A study conducted by Dr. Laurence Steinberg of Temple University revealed that a higher incidence of anxiety, depression, behavioral problems, and alcohol abuse was found in children of overindulgent families than in children from homes in which parents set consistent boundaries and responsibilities. Taking on household responsibilities really is good for children!
Chores need deadlines—relatively tight deadlines for daily chores, and more lenient deadlines for less frequent chores. On evenings when everyone has eaten dinner together (perhaps at 7 P.M.), family members should know that dinner dishes must be done by 8 P.M. (and you can always point out that with a chore such as kitchen clean-up, the sooner they do it the less difficult it is). Laundry should be folded shortly after the dryer stops to reduce wrinkling.
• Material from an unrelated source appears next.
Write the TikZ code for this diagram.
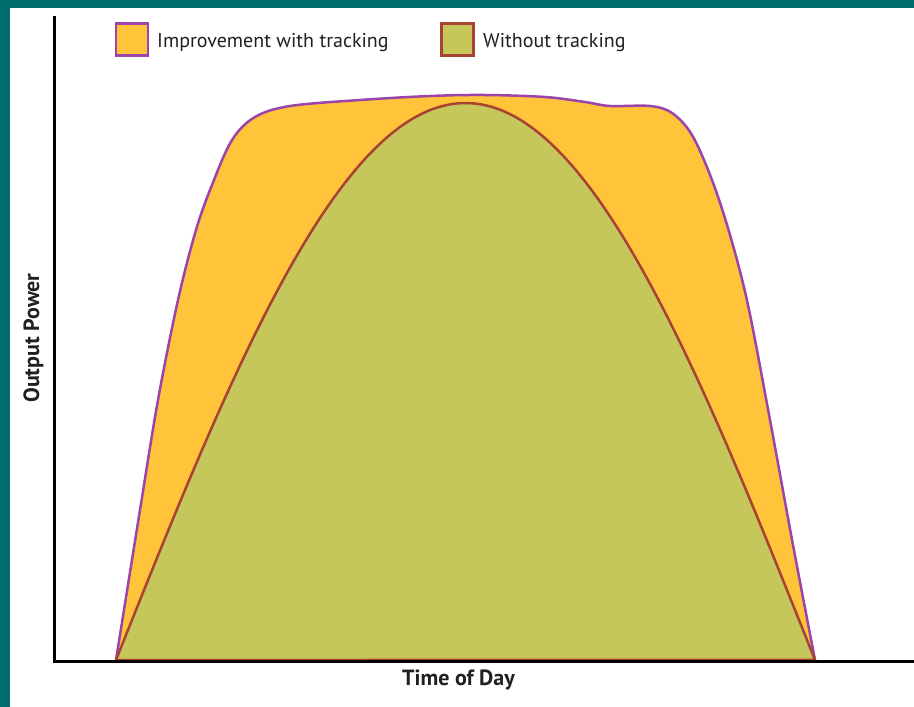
\documentclass[tikz,border=0pt]{standalone}
\usepackage{fontspec}
\setmainfont{PT Sans}
\definecolor{teal1}{HTML}{006B6B}
\definecolor{orng}{HTML}{FFC43A}
\definecolor{olive1}{HTML}{C5C75A}
\definecolor{purp}{HTML}{9B44AA}
\definecolor{rbrown}{HTML}{A84232}
\definecolor{txt}{HTML}{231F20}
\begin{document}
\begin{tikzpicture}[x=1pt,y=-1pt,
  legbox/.style={line width=2.5pt,minimum size=32pt,inner sep=0pt},
  legtext/.style={anchor=base west,inner sep=0pt,font=\fontsize{20}{24}\selectfont,text=txt},
  axlabel/.style={inner sep=0pt,anchor=base,font=\fontsize{22}{26}\selectfont\bfseries,text=txt}]
\useasboundingbox (0,0) rectangle (914,707);
\fill[white] (0,0) rectangle (914,707);
\fill[teal1] (0,0) rectangle (914,8);
\fill[teal1] (0,0) rectangle (10,707);
% outer curve
\draw[fill=orng,draw=purp,line width=2.5pt,line join=round]
  plot[smooth,tension=0.55] coordinates {(116,660) (140,510) (158,400) (178,300) (196,230) (212,185) (232,140) (255,117) (290,106) (360,100) (430,96) (485,95) (545,97) (585,102) (610,106) (650,106) (672,113) (692,135) (712,180) (730,235) (748,305) (770,420) (793,545) (815,660)} -- cycle;
% inner curve
\draw[fill=olive1,draw=rbrown,line width=2.5pt,line join=round]
  plot[domain=116:815,samples=120] (\x,{660-557*sin(0.257511*(\x-116))}) -- cycle;
% axes
\coordinate (o) at (54,661);
\coordinate (ytop) at (54,16);
\coordinate (xend) at (914,661);
\draw[line width=3pt] (ytop) -- (o) -- (xend);
% legend
\node[legbox,draw=purp,fill=orng] (b1) at (132,39.5) {};
\node[legtext] (t1) at (157,47) {Improvement with tracking};
\node[legbox,draw=rbrown,fill=olive1] (b2) at (457.5,39.5) {};
\node[legtext] (t2) at (483,47) {Without tracking};
% axis labels
\node[axlabel] (xl) at (458.5,685) {Time of Day};
\node[axlabel,rotate=90] (yl) at (39,338) {Output Power};
\end{tikzpicture}
\end{document}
If your teen is in the middle of something at that point, ask him when he can do the folding (in 15 minutes? in 30 minutes?) and set the kitchen timer to remind him.
An advantage to setting a loose deadline for weekly chores (such as wiping down the porch furniture before Friday at 6 P.M.) is that your teen can feel more freedom as to when the chore is done and will learn a different type of responsibility. If he does it Thursday, then Friday afternoon he can get the weekend off to an early start with his friends.
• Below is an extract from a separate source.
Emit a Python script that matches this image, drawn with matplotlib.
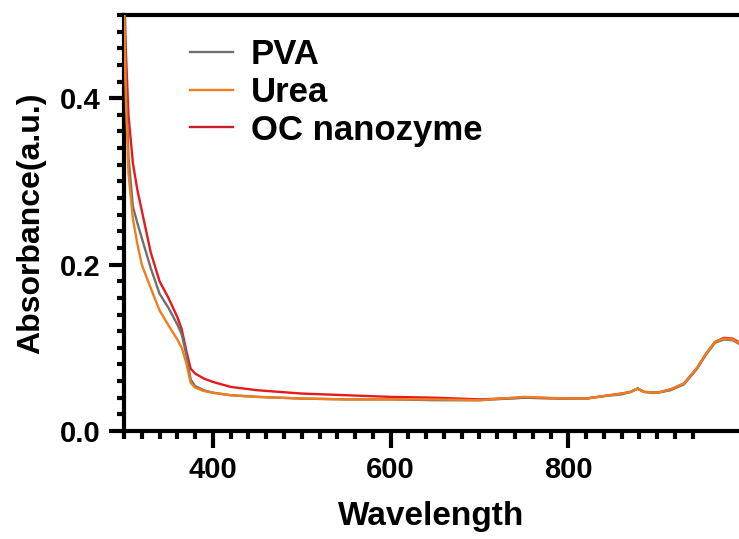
import matplotlib
matplotlib.use("Agg")
import matplotlib.pyplot as plt
from matplotlib.ticker import MultipleLocator, FixedLocator

plt.rcParams['font.family'] = ['Liberation Sans', 'DejaVu Sans']
plt.rcParams['font.weight'] = 'bold'

wavelength = [300, 302, 305, 310, 315, 320, 330, 340, 350, 360, 365, 370, 375, 380, 390,
              400, 420, 450, 500, 550, 600, 650, 700, 750, 800, 820, 840, 860, 870, 878,
              885, 900, 915, 930, 945, 955, 965, 975, 985, 995]

pva = [0.52, 0.42, 0.33, 0.27, 0.25, 0.232, 0.196, 0.165, 0.148, 0.128, 0.116, 0.092, 0.062, 0.054, 0.049,
       0.046, 0.043, 0.041, 0.039, 0.038, 0.038, 0.037, 0.037, 0.040, 0.039, 0.039, 0.042, 0.044, 0.047, 0.051,
       0.047, 0.046, 0.049, 0.056, 0.075, 0.092, 0.106, 0.110, 0.109, 0.103]

urea = [0.52, 0.40, 0.31, 0.255, 0.225, 0.200, 0.172, 0.145, 0.127, 0.110, 0.100, 0.082, 0.058, 0.052, 0.048,
        0.046, 0.043, 0.041, 0.039, 0.038, 0.038, 0.038, 0.037, 0.041, 0.039, 0.039, 0.042, 0.045, 0.047, 0.051,
        0.047, 0.046, 0.050, 0.057, 0.076, 0.093, 0.107, 0.111, 0.110, 0.104]

oc_nanozyme = [0.53, 0.46, 0.38, 0.322, 0.29, 0.265, 0.215, 0.180, 0.160, 0.137, 0.122, 0.097, 0.075, 0.069, 0.063,
               0.059, 0.053, 0.049, 0.045, 0.043, 0.041, 0.040, 0.038, 0.040, 0.039, 0.039, 0.042, 0.045, 0.047, 0.051,
               0.047, 0.046, 0.050, 0.057, 0.076, 0.093, 0.107, 0.112, 0.111, 0.105]

series_labels = ['PVA', 'Urea', 'OC nanozyme']
colors = ['#707070', '#f07d1e', '#e41a1c']
zorders = [3, 4, 2]

W, H = 739, 539
fig = plt.figure(figsize=(W / 100, H / 100), dpi=100)
ax = fig.add_axes([124 / W, (H - 431) / H, (W - 124) / W, (431 - 15) / H])

for y, lab, c, z in zip([pva, urea, oc_nanozyme], series_labels, colors, zorders):
    ax.plot(wavelength, y, color=c, lw=1.7, label=lab, zorder=z)

ax.set_xlim(300, 992)
ax.set_ylim(0, 0.5)

ax.set_xticks([400, 600, 800])
ax.xaxis.set_minor_locator(FixedLocator([x for x in range(300, 941, 20) if x % 200 != 0]))
ax.set_yticks([0.0, 0.2, 0.4])
ax.set_yticklabels(['0.0', '0.2', '0.4'])
ax.yaxis.set_minor_locator(MultipleLocator(0.02))

for s in ['left', 'bottom', 'top']:
    ax.spines[s].set_linewidth(3)
ax.spines['right'].set_visible(False)

ax.tick_params(which='major', length=11, width=3, labelsize=21, pad=6)
ax.tick_params(which='minor', length=5, width=3)
ax.tick_params(axis='x', which='minor', length=6)
ax.tick_params(axis='x', which='major', length=12)

ax.set_xlabel('Wavelength', fontsize=24, fontweight='bold', labelpad=12)
ax.set_ylabel('Absorbance(a.u.)', fontsize=23, fontweight='bold', labelpad=10)

leg = ax.legend(loc='upper left', bbox_to_anchor=(0.107, 0.945), frameon=False,
                fontsize=25, handlelength=1.25, handletextpad=0.5, labelspacing=0.14,
                borderpad=0, borderaxespad=0)
leg.get_lines()[2].set_color('#c8202a')

fig.savefig('out.png', dpi=100)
If you're at work in the afternoon when your teen arrives home, you've got a perfect opportunity to delegate specific chores with a set deadline. Your child can start dinner or organize the house for you in the afternoon, at her leisure—so long as it's done before you get home. Leave a checklist for each afternoon, detailing what dinner is planned and what must be done ahead of time.
As schedules change, you'll need to conduct a chore review so that family members still have an assignment they can maintain with their new schedule.